■ EXERCISE TASK
Quote the data below in full, minus the images.

-- START OF SOURCE DATA --

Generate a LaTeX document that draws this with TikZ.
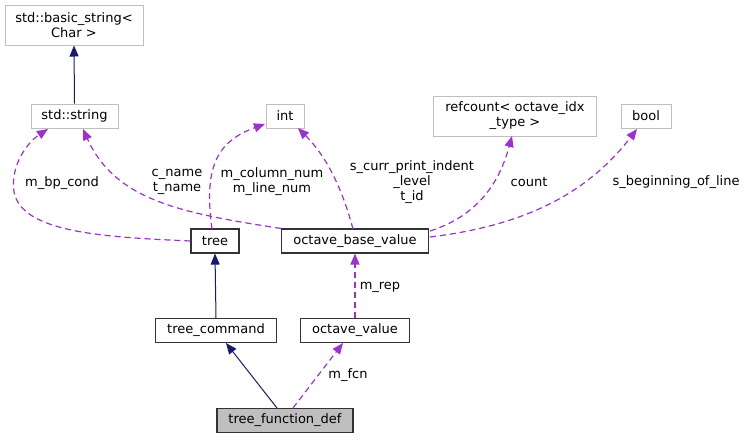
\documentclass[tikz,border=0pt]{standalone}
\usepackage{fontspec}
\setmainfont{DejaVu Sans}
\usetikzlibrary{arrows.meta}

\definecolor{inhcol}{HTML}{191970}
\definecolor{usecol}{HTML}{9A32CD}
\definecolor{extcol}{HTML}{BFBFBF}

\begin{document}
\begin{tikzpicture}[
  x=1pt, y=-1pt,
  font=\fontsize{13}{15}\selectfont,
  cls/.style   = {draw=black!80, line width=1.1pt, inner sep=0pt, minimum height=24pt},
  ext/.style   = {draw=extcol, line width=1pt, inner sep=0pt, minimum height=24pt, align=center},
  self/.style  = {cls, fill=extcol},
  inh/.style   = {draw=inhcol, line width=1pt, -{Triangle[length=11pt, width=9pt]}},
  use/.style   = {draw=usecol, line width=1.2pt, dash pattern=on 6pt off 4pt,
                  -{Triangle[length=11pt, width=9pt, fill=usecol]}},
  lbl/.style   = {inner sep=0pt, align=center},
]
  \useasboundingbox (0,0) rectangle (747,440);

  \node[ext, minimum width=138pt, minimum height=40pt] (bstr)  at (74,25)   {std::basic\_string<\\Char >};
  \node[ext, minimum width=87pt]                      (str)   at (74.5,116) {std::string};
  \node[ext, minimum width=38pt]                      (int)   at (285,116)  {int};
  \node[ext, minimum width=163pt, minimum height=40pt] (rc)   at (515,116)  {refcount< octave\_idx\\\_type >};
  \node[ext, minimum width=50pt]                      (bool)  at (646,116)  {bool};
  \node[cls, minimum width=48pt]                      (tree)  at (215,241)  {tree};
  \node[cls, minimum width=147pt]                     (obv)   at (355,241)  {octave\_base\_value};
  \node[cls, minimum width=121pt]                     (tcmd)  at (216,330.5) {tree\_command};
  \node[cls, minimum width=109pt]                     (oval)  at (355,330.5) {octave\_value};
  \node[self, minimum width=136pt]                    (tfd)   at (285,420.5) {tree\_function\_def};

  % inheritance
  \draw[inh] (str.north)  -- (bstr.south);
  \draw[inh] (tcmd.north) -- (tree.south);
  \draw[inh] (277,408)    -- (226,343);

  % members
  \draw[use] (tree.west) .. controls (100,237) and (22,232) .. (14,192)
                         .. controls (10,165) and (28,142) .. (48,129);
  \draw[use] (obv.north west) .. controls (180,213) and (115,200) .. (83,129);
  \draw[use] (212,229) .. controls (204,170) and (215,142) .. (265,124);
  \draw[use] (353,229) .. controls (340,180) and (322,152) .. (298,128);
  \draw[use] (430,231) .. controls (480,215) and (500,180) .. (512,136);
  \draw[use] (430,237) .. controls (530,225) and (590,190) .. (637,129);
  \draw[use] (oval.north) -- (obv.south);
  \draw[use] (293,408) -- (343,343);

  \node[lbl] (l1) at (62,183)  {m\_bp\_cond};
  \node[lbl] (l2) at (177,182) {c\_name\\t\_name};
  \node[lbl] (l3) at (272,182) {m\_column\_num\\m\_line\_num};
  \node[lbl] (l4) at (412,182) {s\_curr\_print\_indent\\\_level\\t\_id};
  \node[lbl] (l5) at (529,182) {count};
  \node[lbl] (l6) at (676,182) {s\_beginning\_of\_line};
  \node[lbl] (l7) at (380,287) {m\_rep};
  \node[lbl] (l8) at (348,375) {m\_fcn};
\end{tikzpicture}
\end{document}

-- END OF SOURCE DATA --

■ ANSWER TO THIS TASK
Generate a LaTeX document that draws this with TikZ.
\documentclass[tikz,border=0pt]{standalone}
\usepackage{fontspec}
\setmainfont{DejaVu Sans}
\usetikzlibrary{arrows.meta}

\definecolor{inhcol}{HTML}{191970}
\definecolor{usecol}{HTML}{9A32CD}
\definecolor{extcol}{HTML}{BFBFBF}

\begin{document}
\begin{tikzpicture}[
  x=1pt, y=-1pt,
  font=\fontsize{13}{15}\selectfont,
  cls/.style   = {draw=black!80, line width=1.1pt, inner sep=0pt, minimum height=24pt},
  ext/.style   = {draw=extcol, line width=1pt, inner sep=0pt, minimum height=24pt, align=center},
  self/.style  = {cls, fill=extcol},
  inh/.style   = {draw=inhcol, line width=1pt, -{Triangle[length=11pt, width=9pt]}},
  use/.style   = {draw=usecol, line width=1.2pt, dash pattern=on 6pt off 4pt,
                  -{Triangle[length=11pt, width=9pt, fill=usecol]}},
  lbl/.style   = {inner sep=0pt, align=center},
]
  \useasboundingbox (0,0) rectangle (747,440);

  \node[ext, minimum width=138pt, minimum height=40pt] (bstr)  at (74,25)   {std::basic\_string<\\Char >};
  \node[ext, minimum width=87pt]                      (str)   at (74.5,116) {std::string};
  \node[ext, minimum width=38pt]                      (int)   at (285,116)  {int};
  \node[ext, minimum width=163pt, minimum height=40pt] (rc)   at (515,116)  {refcount< octave\_idx\\\_type >};
  \node[ext, minimum width=50pt]                      (bool)  at (646,116)  {bool};
  \node[cls, minimum width=48pt]                      (tree)  at (215,241)  {tree};
  \node[cls, minimum width=147pt]                     (obv)   at (355,241)  {octave\_base\_value};
  \node[cls, minimum width=121pt]                     (tcmd)  at (216,330.5) {tree\_command};
  \node[cls, minimum width=109pt]                     (oval)  at (355,330.5) {octave\_value};
  \node[self, minimum width=136pt]                    (tfd)   at (285,420.5) {tree\_function\_def};

  % inheritance
  \draw[inh] (str.north)  -- (bstr.south);
  \draw[inh] (tcmd.north) -- (tree.south);
  \draw[inh] (277,408)    -- (226,343);

  % members
  \draw[use] (tree.west) .. controls (100,237) and (22,232) .. (14,192)
                         .. controls (10,165) and (28,142) .. (48,129);
  \draw[use] (obv.north west) .. controls (180,213) and (115,200) .. (83,129);
  \draw[use] (212,229) .. controls (204,170) and (215,142) .. (265,124);
  \draw[use] (353,229) .. controls (340,180) and (322,152) .. (298,128);
  \draw[use] (430,231) .. controls (480,215) and (500,180) .. (512,136);
  \draw[use] (430,237) .. controls (530,225) and (590,190) .. (637,129);
  \draw[use] (oval.north) -- (obv.south);
  \draw[use] (293,408) -- (343,343);

  \node[lbl] (l1) at (62,183)  {m\_bp\_cond};
  \node[lbl] (l2) at (177,182) {c\_name\\t\_name};
  \node[lbl] (l3) at (272,182) {m\_column\_num\\m\_line\_num};
  \node[lbl] (l4) at (412,182) {s\_curr\_print\_indent\\\_level\\t\_id};
  \node[lbl] (l5) at (529,182) {count};
  \node[lbl] (l6) at (676,182) {s\_beginning\_of\_line};
  \node[lbl] (l7) at (380,287) {m\_rep};
  \node[lbl] (l8) at (348,375) {m\_fcn};
\end{tikzpicture}
\end{document}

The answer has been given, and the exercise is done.